Шофер искусно изобразил на своей подвижной физиономии крайнюю степень изумления:
— Ты так думаешь?
— Да. Клава, считай, невеста Тараса, и третьему между ними соваться незачем,— пояснил Смоленский.
— А, вон оно что-о... Ну знаешь, Кеша, это — давление на свободную личность,— запротестовал Сиротка, позвякивая серебром в кармане полушубка, улыбчато щуря хитрые глаза.— Может, я без ума от Клавы. Жить без нее не могу. Пусть она сама выбирает. Да и Тарас не такой парень, чтоб защитников себе искать.
— «Свободная личность»... Ты не личность, а свинья! Вот скажу Тарасу, он тебя быстро отвадит от Клавы!
— Пож-жалуйста! Только без оскорблений.
Видя, что угроза не помогает, Смоленский сменил тон:
— Давай-ка, Виктор, сядем в кабину.
В наглухо закрытой кабине с поднятыми стеклами пахло бензином и резиной. На щитке в круглых окошечках застыли стрелки приборов. Кеша сел за руль, посадил Сиротку рядом с собой.
— Скажи, Виктор, ты слыхал такое слово — честь? Хорошее слово! Разве может парень так бесчестно относиться к девушке? — сказал Смоленский.— Ты думаешь о себе, о своем удовольствии. А ты подумал хоть раз о Клаве? У нее вся жизнь может сложиться неудачно только потому, что ты мешаешь сейчас Тарасу, смущаешь Клаву. Витя, я тебя никогда ни о чем не просил, а сейчас прошу, по-товарищески, как комсомольца,— уйди, не тревожь Клаву.
— Да что ты, Кеша,— со смехом сказал Сиротка, в глубине души взволнованный и польщенный просьбой комсорга,— неужто ты и в самом деле беспокоишься?

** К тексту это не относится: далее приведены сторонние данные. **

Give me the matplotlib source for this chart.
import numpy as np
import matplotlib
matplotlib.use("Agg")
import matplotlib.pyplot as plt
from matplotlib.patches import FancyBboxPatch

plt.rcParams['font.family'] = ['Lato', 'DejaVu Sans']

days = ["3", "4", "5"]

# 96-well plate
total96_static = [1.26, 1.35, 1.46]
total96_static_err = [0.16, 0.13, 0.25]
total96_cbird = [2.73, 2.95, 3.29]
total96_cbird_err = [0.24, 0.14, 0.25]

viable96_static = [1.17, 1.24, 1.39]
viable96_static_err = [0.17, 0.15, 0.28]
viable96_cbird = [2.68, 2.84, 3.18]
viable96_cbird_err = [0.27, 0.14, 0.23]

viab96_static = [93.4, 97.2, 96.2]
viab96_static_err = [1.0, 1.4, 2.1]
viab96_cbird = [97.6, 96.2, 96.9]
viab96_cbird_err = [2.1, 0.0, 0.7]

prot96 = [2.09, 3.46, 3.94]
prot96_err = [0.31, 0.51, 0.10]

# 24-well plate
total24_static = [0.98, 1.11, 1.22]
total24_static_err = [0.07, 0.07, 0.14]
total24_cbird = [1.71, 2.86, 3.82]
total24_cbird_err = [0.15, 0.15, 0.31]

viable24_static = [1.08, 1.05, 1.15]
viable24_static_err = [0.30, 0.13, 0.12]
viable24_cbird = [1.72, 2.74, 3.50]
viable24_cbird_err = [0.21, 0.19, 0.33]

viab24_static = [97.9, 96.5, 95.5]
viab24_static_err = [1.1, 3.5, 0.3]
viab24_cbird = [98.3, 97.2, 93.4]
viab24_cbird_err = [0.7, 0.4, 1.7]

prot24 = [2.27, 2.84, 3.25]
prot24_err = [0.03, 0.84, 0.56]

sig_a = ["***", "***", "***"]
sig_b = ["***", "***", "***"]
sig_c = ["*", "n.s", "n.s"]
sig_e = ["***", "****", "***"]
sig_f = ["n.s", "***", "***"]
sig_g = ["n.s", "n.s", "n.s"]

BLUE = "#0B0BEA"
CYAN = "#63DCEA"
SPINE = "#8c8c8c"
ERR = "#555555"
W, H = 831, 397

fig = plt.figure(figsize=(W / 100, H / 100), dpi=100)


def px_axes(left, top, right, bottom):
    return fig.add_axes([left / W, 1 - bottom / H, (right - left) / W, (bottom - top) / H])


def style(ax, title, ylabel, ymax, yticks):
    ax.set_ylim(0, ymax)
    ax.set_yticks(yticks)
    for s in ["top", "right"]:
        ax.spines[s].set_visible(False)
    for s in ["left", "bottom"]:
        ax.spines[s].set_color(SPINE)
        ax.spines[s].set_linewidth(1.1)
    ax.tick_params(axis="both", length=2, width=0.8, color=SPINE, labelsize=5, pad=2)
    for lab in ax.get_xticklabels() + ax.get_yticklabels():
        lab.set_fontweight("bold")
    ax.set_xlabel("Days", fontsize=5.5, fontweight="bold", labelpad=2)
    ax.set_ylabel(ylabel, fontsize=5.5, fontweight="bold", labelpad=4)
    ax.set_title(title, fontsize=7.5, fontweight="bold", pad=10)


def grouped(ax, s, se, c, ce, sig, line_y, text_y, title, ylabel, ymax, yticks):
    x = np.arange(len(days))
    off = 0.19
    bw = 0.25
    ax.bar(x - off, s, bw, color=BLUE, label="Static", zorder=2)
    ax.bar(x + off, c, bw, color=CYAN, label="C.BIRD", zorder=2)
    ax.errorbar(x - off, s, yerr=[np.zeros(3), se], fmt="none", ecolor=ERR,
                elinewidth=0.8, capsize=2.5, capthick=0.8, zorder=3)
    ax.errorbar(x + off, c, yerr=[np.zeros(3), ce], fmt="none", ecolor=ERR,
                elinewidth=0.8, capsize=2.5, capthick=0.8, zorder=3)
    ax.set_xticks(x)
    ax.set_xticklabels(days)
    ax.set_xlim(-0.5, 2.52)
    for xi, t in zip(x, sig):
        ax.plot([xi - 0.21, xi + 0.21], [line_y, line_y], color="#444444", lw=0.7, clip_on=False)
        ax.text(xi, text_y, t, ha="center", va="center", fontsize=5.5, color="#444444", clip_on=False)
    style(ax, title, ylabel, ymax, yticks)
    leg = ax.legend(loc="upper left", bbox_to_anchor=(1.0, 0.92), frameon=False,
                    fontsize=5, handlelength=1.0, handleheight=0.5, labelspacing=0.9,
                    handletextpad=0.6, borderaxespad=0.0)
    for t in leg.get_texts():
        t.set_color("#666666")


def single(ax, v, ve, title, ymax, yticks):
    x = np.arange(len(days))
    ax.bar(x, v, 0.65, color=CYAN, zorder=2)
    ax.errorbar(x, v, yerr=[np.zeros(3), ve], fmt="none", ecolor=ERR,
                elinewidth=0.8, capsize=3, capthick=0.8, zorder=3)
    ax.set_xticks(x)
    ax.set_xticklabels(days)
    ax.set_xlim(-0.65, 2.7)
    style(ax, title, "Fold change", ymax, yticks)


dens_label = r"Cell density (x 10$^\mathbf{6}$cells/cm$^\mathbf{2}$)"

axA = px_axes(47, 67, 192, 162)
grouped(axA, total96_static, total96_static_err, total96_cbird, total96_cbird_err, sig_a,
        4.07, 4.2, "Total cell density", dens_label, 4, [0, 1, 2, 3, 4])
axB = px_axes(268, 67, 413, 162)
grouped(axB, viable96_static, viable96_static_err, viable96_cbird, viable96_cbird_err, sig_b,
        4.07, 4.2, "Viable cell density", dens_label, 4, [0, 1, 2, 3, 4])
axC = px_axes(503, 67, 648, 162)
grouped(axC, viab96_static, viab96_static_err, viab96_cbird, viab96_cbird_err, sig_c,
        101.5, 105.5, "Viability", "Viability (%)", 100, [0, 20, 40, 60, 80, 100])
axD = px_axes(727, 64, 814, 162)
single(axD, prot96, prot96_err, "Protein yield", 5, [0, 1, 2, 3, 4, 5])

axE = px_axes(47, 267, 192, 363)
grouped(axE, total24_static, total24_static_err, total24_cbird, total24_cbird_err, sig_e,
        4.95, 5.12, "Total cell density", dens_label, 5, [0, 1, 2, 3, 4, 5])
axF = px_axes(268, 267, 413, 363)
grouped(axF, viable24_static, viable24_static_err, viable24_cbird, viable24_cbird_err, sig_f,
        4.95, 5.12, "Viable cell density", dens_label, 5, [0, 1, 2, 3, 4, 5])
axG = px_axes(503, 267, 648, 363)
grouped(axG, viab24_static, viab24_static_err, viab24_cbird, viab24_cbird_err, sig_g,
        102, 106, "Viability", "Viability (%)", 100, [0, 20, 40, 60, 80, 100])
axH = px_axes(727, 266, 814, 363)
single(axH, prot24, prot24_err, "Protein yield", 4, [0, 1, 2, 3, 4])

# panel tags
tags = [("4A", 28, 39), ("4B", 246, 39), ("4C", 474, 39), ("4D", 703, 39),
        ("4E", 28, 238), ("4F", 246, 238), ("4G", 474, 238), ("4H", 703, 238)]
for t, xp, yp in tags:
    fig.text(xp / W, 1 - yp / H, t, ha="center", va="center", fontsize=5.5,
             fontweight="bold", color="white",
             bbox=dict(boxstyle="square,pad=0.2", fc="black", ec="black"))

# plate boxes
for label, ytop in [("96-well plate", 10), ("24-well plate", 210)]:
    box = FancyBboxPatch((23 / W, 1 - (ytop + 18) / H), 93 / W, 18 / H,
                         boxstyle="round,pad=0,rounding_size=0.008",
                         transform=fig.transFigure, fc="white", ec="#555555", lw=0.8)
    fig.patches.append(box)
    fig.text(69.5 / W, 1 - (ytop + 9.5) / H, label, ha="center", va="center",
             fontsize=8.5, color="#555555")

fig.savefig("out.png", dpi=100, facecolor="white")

Я только так, поиграть, подразнить Тараса.
Смоленский смерил взглядом шофера.
— С этим не играют! Запомни, Виктор, мы "все не простим тебе, если разобьешь Клавино счастье.
ГЛАВА ВТОРАЯ
ВОЗВРАЩЕНИЕ К ЖИЗНИ
I
Над головой — небо. Только оно какое-то странное — бесцветное и плоское. А посредине, рассекая его пополам, идет прямая темная линия. Шатров устало смежил веки. Не хватало сил даже думать. Лишь отдельные обрывки несвязных мыслей проплывали в мозгу. «Голова болит. Холодно... Пить». Не скоро снова появилось желание открыть глаза. Веки затрепетали, начали медленно подниматься, и сейчас же небо стремительно ринулось вниз, нависло над головой и вдруг застыло в трех метрах. Широко раскрытыми глазами Алексей смотрел на беленый потолок с черным электрическим шнуром посредине.

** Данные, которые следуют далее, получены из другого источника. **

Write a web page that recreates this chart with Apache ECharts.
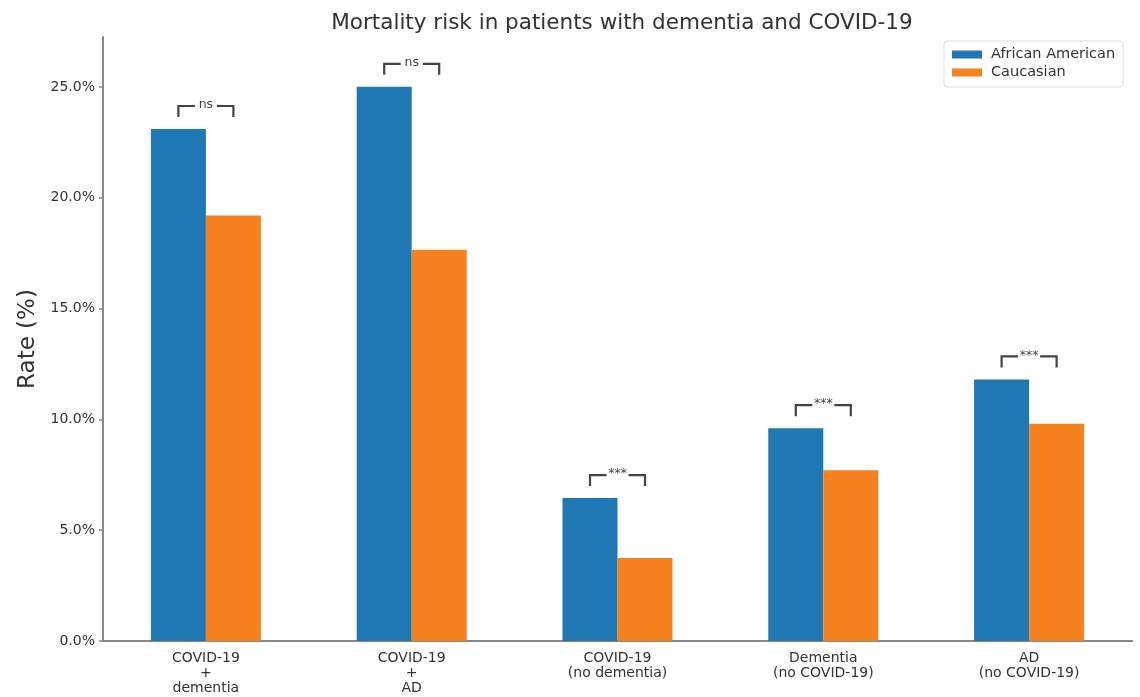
<!DOCTYPE html>
<html>
<head>
<meta charset="utf-8">
<script src="https://cdn.jsdelivr.net/npm/echarts@6/dist/echarts.min.js"></script>
<style>
  html, body { margin: 0; padding: 0; background: #fff; }
  #chart { width: 1140px; height: 697px; }
</style>
</head>
<body>
<div id="chart"></div>
<script>
// Group labels along the x axis
const categories = [
  'COVID-19\n+\ndementia',
  'COVID-19\n+\nAD',
  'COVID-19\n(no dementia)',
  'Dementia\n(no COVID-19)',
  'AD\n(no COVID-19)'
];
// Mortality rates (%) per group
const africanAmerican = [23.1, 25.0, 6.45, 9.6, 11.8];
const caucasian = [19.2, 17.65, 3.75, 7.7, 9.8];
// Significance of the difference within each group
const significance = ['ns', 'ns', '***', '***', '***'];
// Y axis tick values (%)
const yTicks = [0, 5, 10, 15, 20, 25];

const FONT = 'DejaVu Sans';
const BAR_W = 55;

const chart = echarts.init(document.getElementById('chart'), null, { renderer: 'canvas' });

// Bracket above each pair of bars with the significance text in the middle
function renderBracket(params, api) {
  const idx = api.value(0);
  const top = Math.max(africanAmerican[idx], caucasian[idx]);
  const base = api.coord([idx, top]);
  const cx = base[0];
  const yLine = base[1] - 23;
  const x1 = cx - BAR_W / 2;
  const x2 = cx + BAR_W / 2;
  const gap = 11;
  const stroke = { stroke: '#444', lineWidth: 2.2, fill: null };
  return {
    type: 'group',
    children: [
      { type: 'polyline', shape: { points: [[x1, yLine + 11], [x1, yLine], [cx - gap, yLine]] }, style: stroke },
      { type: 'polyline', shape: { points: [[cx + gap, yLine], [x2, yLine], [x2, yLine + 11]] }, style: stroke },
      {
        type: 'text',
        x: cx, y: yLine - 1,
        style: {
          text: significance[idx],
          fontFamily: FONT, fontSize: 12.5, fill: '#444',
          align: 'center', verticalAlign: 'middle'
        }
      }
    ]
  };
}

const option = {
  backgroundColor: '#fff',
  animation: false,
  title: {
    text: 'Mortality risk in patients with dementia and COVID-19',
    left: 617, top: 7, textAlign: 'center',
    textStyle: { fontFamily: FONT, fontSize: 21.5, fontWeight: 'normal', color: '#333' }
  },
  legend: {
    orient: 'vertical',
    left: 944, top: 41,
    itemWidth: 30, itemHeight: 8, itemGap: 3,
    padding: [6, 8, 7, 8],
    borderColor: '#ddd', borderWidth: 1, borderRadius: 3,
    icon: 'rect',
    data: ['African American', 'Caucasian'],
    textStyle: { fontFamily: FONT, fontSize: 14.5, color: '#333', padding: [0, 0, 0, 4] }
  },
  grid: { left: 103, right: 8, top: 37, bottom: 56, containLabel: false },
  xAxis: {
    type: 'category',
    data: categories,
    axisLine: { lineStyle: { color: '#888', width: 2 } },
    axisTick: { alignWithLabel: true, length: 4, lineStyle: { color: '#888', width: 1.5 } },
    axisLabel: { fontFamily: FONT, fontSize: 14, color: '#333', lineHeight: 15, margin: 10, interval: 0 }
  },
  yAxis: {
    type: 'value',
    min: 0, max: 27.25,
    name: 'Rate (%)',
    nameLocation: 'middle',
    nameGap: 62,
    nameTextStyle: { fontFamily: FONT, fontSize: 23, color: '#333' },
    axisLine: { show: true, lineStyle: { color: '#888', width: 2 } },
    axisTick: { show: true, length: 4, lineStyle: { color: '#888', width: 1.5 }, customValues: yTicks },
    axisLabel: {
      fontFamily: FONT, fontSize: 14, color: '#333', margin: 8,
      customValues: yTicks,
      formatter: v => v.toFixed(1) + '%'
    },
    splitLine: { show: false }
  },
  series: [
    {
      name: 'African American', type: 'bar', data: africanAmerican,
      barWidth: BAR_W, barGap: '0%',
      itemStyle: { color: '#1f77b4' }
    },
    {
      name: 'Caucasian', type: 'bar', data: caucasian,
      barWidth: BAR_W, barGap: '0%',
      itemStyle: { color: '#f5821f' }
    },
    {
      type: 'custom',
      data: categories.map((c, i) => [i]),
      renderItem: renderBracket,
      silent: true,
      z: 5
    }
  ]
};

chart.setOption(option);
</script>
</body>
</html>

Скосив глаза, Алексей увидел полосатое одеяло и на нем руки с худыми пальцами восковой желтизны. Неужели это его руки? Алексей шевельнул пальцами. Да, его. Взгляд скользнул дальше по ряду железных кроватей, тумбочкам, большим светлым окнам, выкрашенным белилами. Больница... Он — в больнице.
— Доктор! Нина Александровна, идите скорей! Больной очнулся, — раздался около Шатрова старушечий голос.

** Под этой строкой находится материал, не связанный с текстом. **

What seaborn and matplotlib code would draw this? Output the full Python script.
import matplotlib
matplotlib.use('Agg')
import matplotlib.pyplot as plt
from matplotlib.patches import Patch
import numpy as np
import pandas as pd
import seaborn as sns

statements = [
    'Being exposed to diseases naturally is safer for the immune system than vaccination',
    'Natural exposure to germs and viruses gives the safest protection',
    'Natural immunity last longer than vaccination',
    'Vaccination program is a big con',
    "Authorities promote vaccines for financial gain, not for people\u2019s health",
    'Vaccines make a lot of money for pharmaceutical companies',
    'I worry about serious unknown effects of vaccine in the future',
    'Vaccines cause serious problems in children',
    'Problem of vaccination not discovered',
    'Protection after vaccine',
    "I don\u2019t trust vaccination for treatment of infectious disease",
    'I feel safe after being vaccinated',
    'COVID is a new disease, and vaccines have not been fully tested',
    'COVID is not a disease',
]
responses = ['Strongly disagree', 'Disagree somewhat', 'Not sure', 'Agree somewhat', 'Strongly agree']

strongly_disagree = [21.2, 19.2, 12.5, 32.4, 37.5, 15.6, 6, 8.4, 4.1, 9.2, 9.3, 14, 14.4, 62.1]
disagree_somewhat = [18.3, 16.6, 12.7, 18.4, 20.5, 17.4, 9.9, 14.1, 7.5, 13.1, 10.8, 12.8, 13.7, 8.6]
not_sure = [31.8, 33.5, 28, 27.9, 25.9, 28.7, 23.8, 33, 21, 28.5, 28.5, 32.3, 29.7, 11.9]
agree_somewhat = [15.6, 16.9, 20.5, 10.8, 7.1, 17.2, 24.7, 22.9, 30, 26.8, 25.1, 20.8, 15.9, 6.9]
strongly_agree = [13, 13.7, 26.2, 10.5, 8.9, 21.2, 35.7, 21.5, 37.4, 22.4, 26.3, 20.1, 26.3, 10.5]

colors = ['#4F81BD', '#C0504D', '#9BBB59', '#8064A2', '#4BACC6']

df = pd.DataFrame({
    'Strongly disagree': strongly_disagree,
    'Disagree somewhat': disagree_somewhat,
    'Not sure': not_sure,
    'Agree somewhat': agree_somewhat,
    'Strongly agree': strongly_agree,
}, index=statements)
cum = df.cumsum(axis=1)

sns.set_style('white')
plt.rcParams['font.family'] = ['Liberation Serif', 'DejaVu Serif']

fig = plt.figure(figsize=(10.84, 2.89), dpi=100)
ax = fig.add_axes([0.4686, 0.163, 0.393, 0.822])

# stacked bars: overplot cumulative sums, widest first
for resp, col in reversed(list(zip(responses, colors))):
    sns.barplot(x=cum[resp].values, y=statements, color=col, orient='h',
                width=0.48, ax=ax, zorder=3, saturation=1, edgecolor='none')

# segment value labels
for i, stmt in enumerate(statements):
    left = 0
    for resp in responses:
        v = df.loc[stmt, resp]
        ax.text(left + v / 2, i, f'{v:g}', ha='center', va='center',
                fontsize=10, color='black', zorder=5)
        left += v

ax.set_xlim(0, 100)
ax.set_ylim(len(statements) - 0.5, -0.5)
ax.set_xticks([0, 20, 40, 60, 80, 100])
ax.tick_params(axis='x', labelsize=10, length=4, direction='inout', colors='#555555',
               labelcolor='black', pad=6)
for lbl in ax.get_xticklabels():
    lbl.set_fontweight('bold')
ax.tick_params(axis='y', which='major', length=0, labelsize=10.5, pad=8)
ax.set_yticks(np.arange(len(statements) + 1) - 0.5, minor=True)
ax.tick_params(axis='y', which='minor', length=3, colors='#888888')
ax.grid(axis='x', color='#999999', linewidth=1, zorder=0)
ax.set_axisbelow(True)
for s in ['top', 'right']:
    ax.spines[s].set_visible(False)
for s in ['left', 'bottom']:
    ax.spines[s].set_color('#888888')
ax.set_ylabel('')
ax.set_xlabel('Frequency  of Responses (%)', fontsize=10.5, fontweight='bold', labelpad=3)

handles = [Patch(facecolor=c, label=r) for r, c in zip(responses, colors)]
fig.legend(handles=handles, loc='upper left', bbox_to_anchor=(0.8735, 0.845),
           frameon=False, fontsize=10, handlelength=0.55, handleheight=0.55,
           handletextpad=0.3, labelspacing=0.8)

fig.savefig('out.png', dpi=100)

Заглушаемые мягкой дорожкой, послышались торопливые шаги. В поле зрения Шатрова появилась девушка в белой шапочке и в таком же халате. Она радостно улыбнулась, и тотчас на обеих щеках образовались ямочки. Опушенные ресницами большие серые глаза ласково засияли. Шатров сделал над собой усилие и вспомнил: «Нина Черепахина. Племянница Никиты Савельича. Врач».
— Наконец-то! Ну можно ли так болеть? — с дружеским упреком сказала девушка, подходя к кровати и кладя теплую руку на лоб Шатрова.— Который день в бреду! Как вы себя чувствуете сейчас?